It is not uncommon for adults to take pride in their personal histories and the experiences that have shaped them into who they are at this point in their lives. Our accomplishments and the goals we have attained empower us to continue our careers, try things in new and different ways and continue to grow.  But do all of our past accomplishments remain relevant in a new job search, or are we holding on to yesterday a little too tightly?
If you’re presently looking for work and have been around the block a few times, there’s a good chance that your resume has some details that could probably fall by the wayside.  Yet some job seekers insist on displaying functions and/or positions performed a very long time ago that are no longer relevant to their current employment objectives.  To a new prospective boss, this could project a picture of career stagnation rather than one of career development and growth. Older stops along a career path might also conflict with the needs of future employer.
There is really nothing wrong with having pride in your work history and your past accomplishments!  The problem lies in how job seekers list their work histories without demonstrating concrete relevance to today’s efforts. Yes, you wouldn’t be where you are today without that history, but most employers today aren’t interested in what you did a long time ago, even if the historic details are the basis for your current job search.
I believe that maintaining a full work history is important for providing perspective of how you got to where you are now. But most of the time that unabridged work history should be for your own use, and not be the document shared with employers.  Yes, some of the training, positions or promotions you’ve had might help you focus on the most important aspects of your history as a reminder of what to emphasize to a prospective employer.  But if the information is over ten or 15 years old, chances are that little remains worthy of staying on your resume, and the older content will hold little interest to your next employer.
Even if you’ve been working for the same company for 20 years and are seeking another internal promotion, keeping all the details of long ago doesn’t say much about what you can do now, and that should be the real focus of your current resume. Many of the historical facts that are showing grey hairs on your resume might serve you better when mentioned in an interview or in a cover letter, to briefly remind an employer/interviewer that you do have the necessary background and experience to fulfill their needs.
Not surprisingly, those with the longest careers, particularly those who have been in the same industry or with the same company a very long time, are the job seekers who hold on to yesterday the tightest.  Whether out of fear of forgetting an important detail from their past, or maintaining pride in their experiences and accomplishments, there is this need to hold the reins of their past as tightly and show off too many details from their golden age.
So if you’ve got a long work history, and need to tighten-up the content of your resume, keep these things in mind:

Limit details to the last 10-15 years.

If your background includes currently relevant details that occurred over 10 years ago, briefly mention them in your cover letter or hold them for discussion in your interview.
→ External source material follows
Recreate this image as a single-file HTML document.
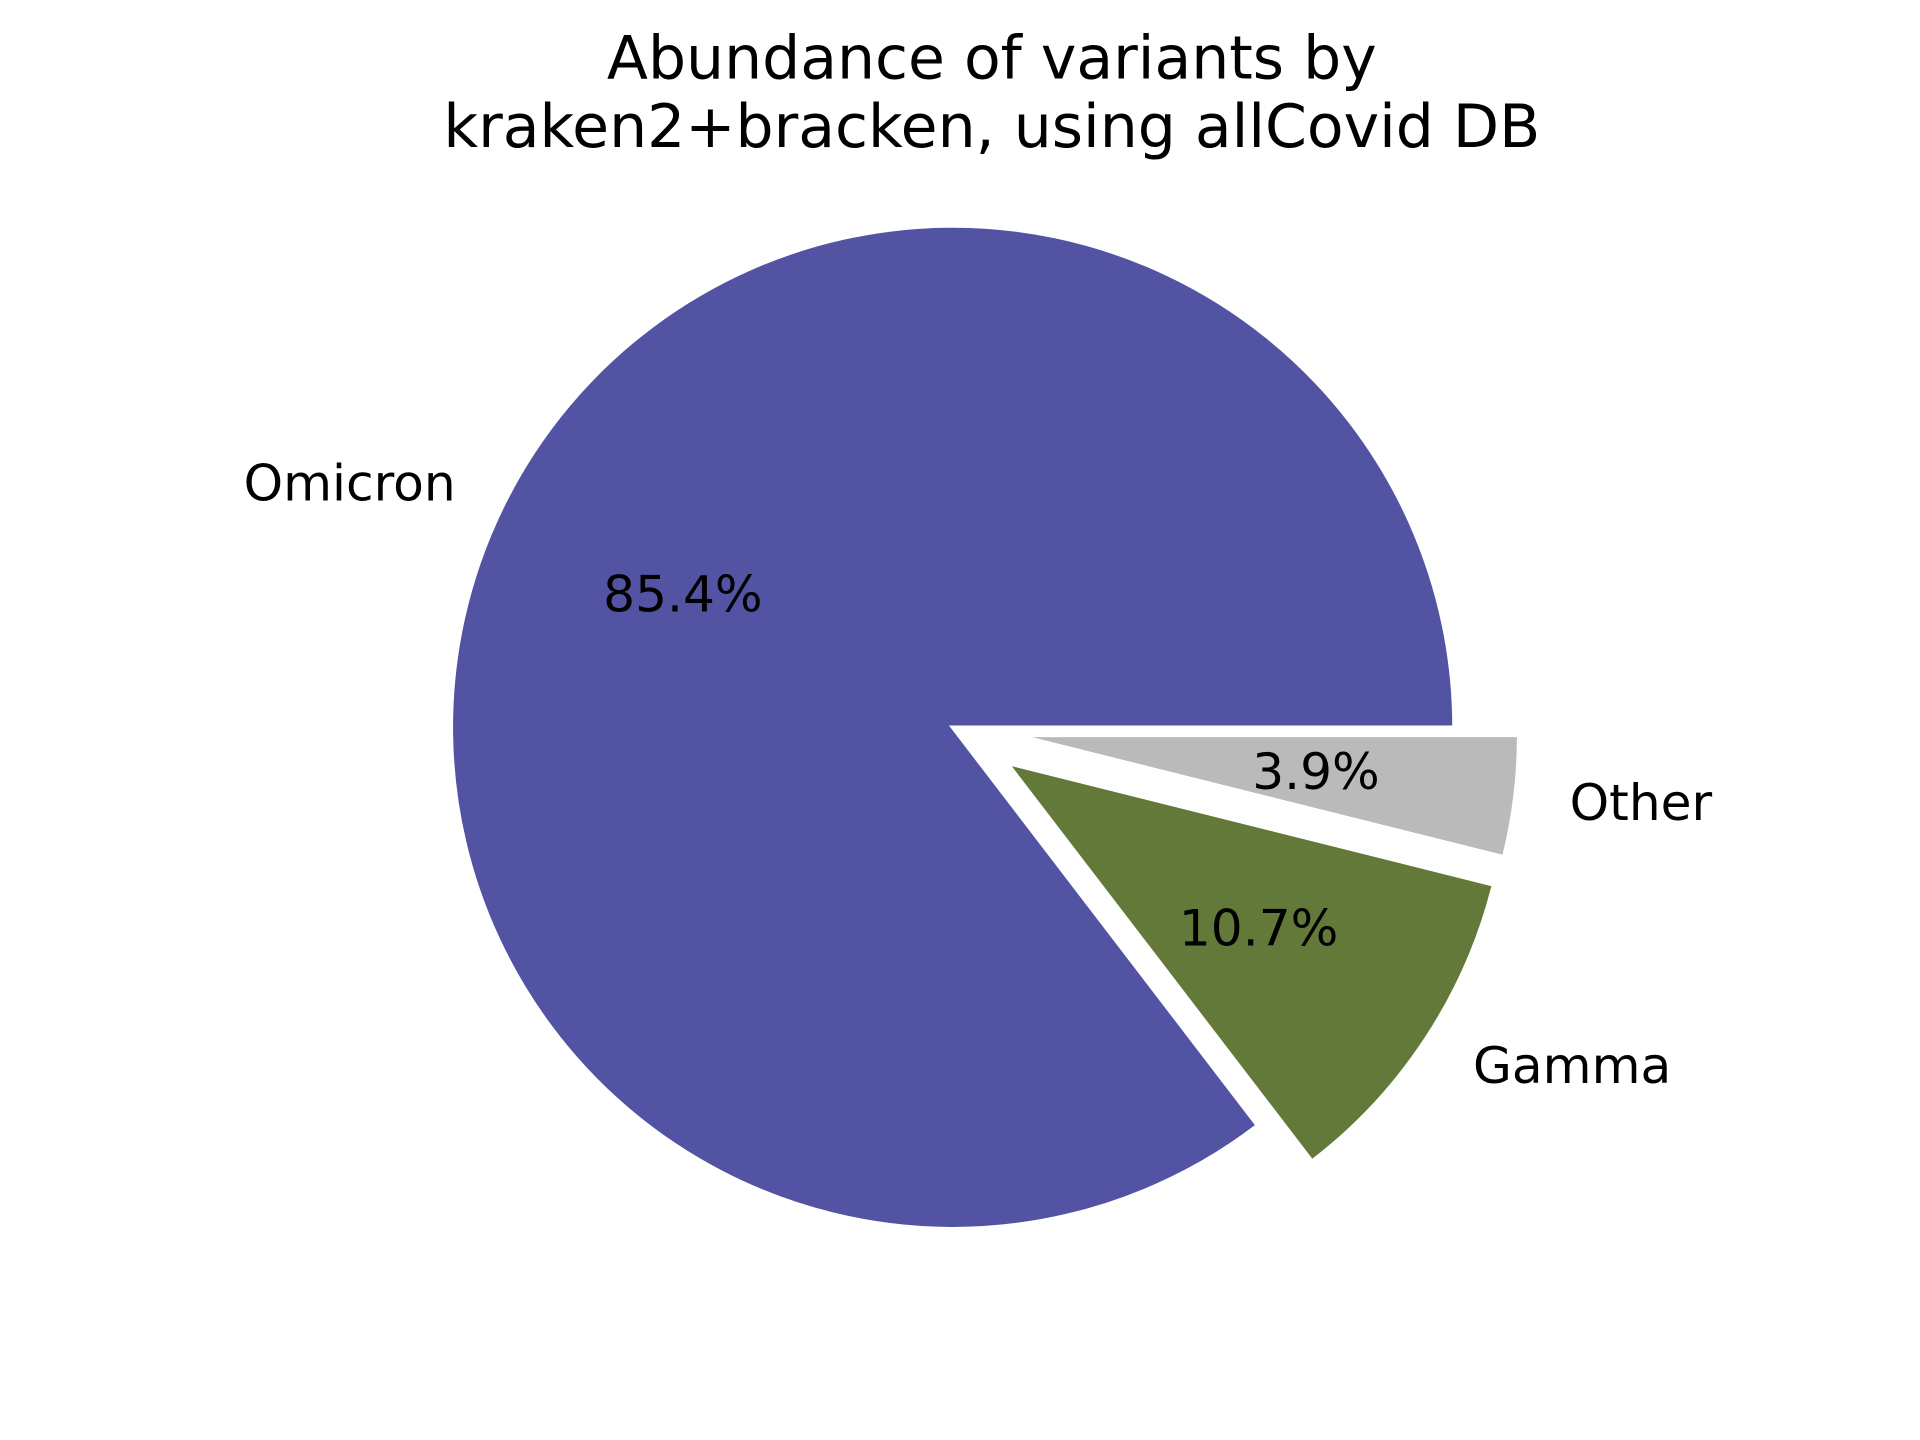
<!DOCTYPE html>
<html><head><meta charset="utf-8"><style>html,body{margin:0;padding:0;background:#fff}svg{display:block}</style></head>
<body>
<svg id="chart" width="1920" height="1440" viewBox="0 0 1568 1176" xmlns="http://www.w3.org/2000/svg" font-family="'DejaVu Sans','Liberation Sans',sans-serif">
<text x="810" y="64" font-size="49" text-anchor="middle">Abundance of variants by</text>
<text x="810" y="120" font-size="49" text-anchor="middle">kraken2+bracken, using allCovid DB</text>
<g id="pie"></g>
</svg>
<script>
const categories = ["Omicron", "Gamma", "Other"];
const values = [85.4, 10.7, 3.9];
const pctLabels = ["85.4%", "10.7%", "3.9%"];
const explodeArr = [0, 0.13, 0.13];
const colors = ["#5254a3", "#637939", "#bababa"];
const cx = 778, cy = 594, R = 409.5;
const g = document.getElementById('pie');
const NS = "http://www.w3.org/2000/svg";
const total = values.reduce((a,b)=>a+b,0);
let a0 = 0;
values.forEach((v,i)=>{
  const a1 = a0 + v/total*360;
  const mid = (a0+a1)/2*Math.PI/180;
  const dx = Math.cos(mid), dy = -Math.sin(mid);
  const ox = cx + dx*explodeArr[i]*R, oy = cy + dy*explodeArr[i]*R;
  const p0 = [ox+R*Math.cos(a0*Math.PI/180), oy-R*Math.sin(a0*Math.PI/180)];
  const p1 = [ox+R*Math.cos(a1*Math.PI/180), oy-R*Math.sin(a1*Math.PI/180)];
  const large = (a1-a0)>180?1:0;
  const path = document.createElementNS(NS,'path');
  path.setAttribute('d',`M${ox},${oy} L${p0[0]},${p0[1]} A${R},${R} 0 ${large} 0 ${p1[0]},${p1[1]} Z`);
  path.setAttribute('fill',colors[i]);
  path.setAttribute('stroke','#fff');
  path.setAttribute('stroke-width','3');
  
  
  g.appendChild(path);
  const lr = 1.1*R;
  const lx = ox+dx*lr, ly = oy+dy*lr;
  const t = document.createElementNS(NS,'text');
  t.textContent = categories[i];
  t.setAttribute('x',lx + (dx<0?-2:4)); t.setAttribute('y',ly+14);
  t.setAttribute('font-size','41');
  t.setAttribute('text-anchor', dx<0?'end':'start');
  
  
  g.appendChild(t);
  const pr = 0.6*R;
  const px = ox+dx*pr, py = oy+dy*pr;
  const t2 = document.createElementNS(NS,'text');
  t2.textContent = pctLabels[i];
  t2.setAttribute('x',px); t2.setAttribute('y',py+14);
  t2.setAttribute('font-size','41');
  t2.setAttribute('text-anchor','middle');
  
  
  g.appendChild(t2);
  a0 = a1;
});
</script>
</body></html>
Focus accomplishments on the skills and experiences most needed by the companies where you hope to be hired.

Try to convey that you learned something new and relevant within the last couple of years.

Demonstrate the relevance of your ongoing professional development.

Catch up on relevant industry and trade news, and maybe participate in professional online forums and chat rooms; learn about current trends and technologies that are impacting your industry and prospective employers.

Your past is important. And it does have its place in your future.  But your resume needs to be about what you can do for an employer now; it’s not merely about you.  Holding on to yesterday has its value in retaining an understanding of who we are and what we’ve done.  Just loosen up that grip on the long-ago past and display more of the recent history that an employer needs to see.  Your job search will benefit from the change in perspective.